Women Experiencing Homelessness in Portland are Fighting to Survive
Executive Director, Scott Kerman, of Blanchet House in Old Town, calls for sympathy in our policies to support women experiencing homelessness.
Just after breakfast service ended at Blanchet House, a woman who frequents our free cafe appeared in the window completely naked and talking to herself. She was in profound mental distress, which we’ve learned is typical for her. It’s gut-wrenching to witness. Her vulnerability laid so bare.
This is not a unique sight in Portland. Our peer social service agencies across town frequently serve women in extreme physical and emotional crises.
According to the 2019 Multnomah Point in Time Count, there are fewer houseless women than men in Oregon. But in our experience serving people living homeless, women exhibit more severe and demonstrative public psychosis and agitation. Some of this display may be performative, a learned defense to ward off people who might harm them.
The women we serve are in survival mode. They tell us that they are often attacked day and night, victims of physical and sexual assault and exploitation. Some have told us they use meth to stay awake at night, too scared to fall asleep. And sleep deprivation intensifies mental illness symptoms and mental health.
Trauma led many women to experience homelessness in Old Town, Portland, and they are retraumatized each day they spend on the street. It is horrific and heartbreaking to witness.
At Blanchet House, women and those who identify as women can often be the most challenging to serve. We see high levels of dissociative, delusional, hallucinatory, or catatonic behavior. They can be quicker to lash out at staff and volunteers both verbally and physically.
We understand that an aggressive response is due to experienced trauma and could be essential to survival.

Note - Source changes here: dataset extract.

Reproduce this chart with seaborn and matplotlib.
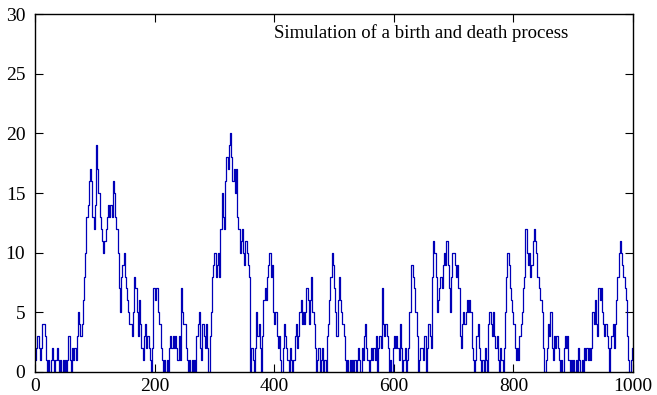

It is a moral failing of our society that these women have come to live in inhumane conditions, fighting for survival and suffering. It's unacceptable that we are not doing better for our vulnerable community members.
To better help, Blanchet House hired peer support mentors with lived experience of homelessness, addiction, and mental illness. We sought Multnomah County funding for an innovative partnership with colleague agencies to share peer support staff. The program is now underway and already creating successful outcomes for women.
But this is just the beginning. We cannot accept a fate for women in crisis to be left to survive on the street until they don’t. It’s not enough that they are placed on 24-hour holds in psychiatric hospitals only to be released to the street, worse off because they’ve lost their belongings and bearings.
It’s well known that childhood trauma, domestic violence, sexual abuse, exploitation, and mental illness are primary causes of chronic homelessness for women. Pay and housing inequality, reproductive inequality, and gender discrimination also cause many women to be housing insecure.
We won’t solve homelessness without addressing these social ills.
All of the houseless people we serve deserve support, compassion, and dignity. But for this moment, I ask that you consider what more we can do collectively to support women and those who identify as women.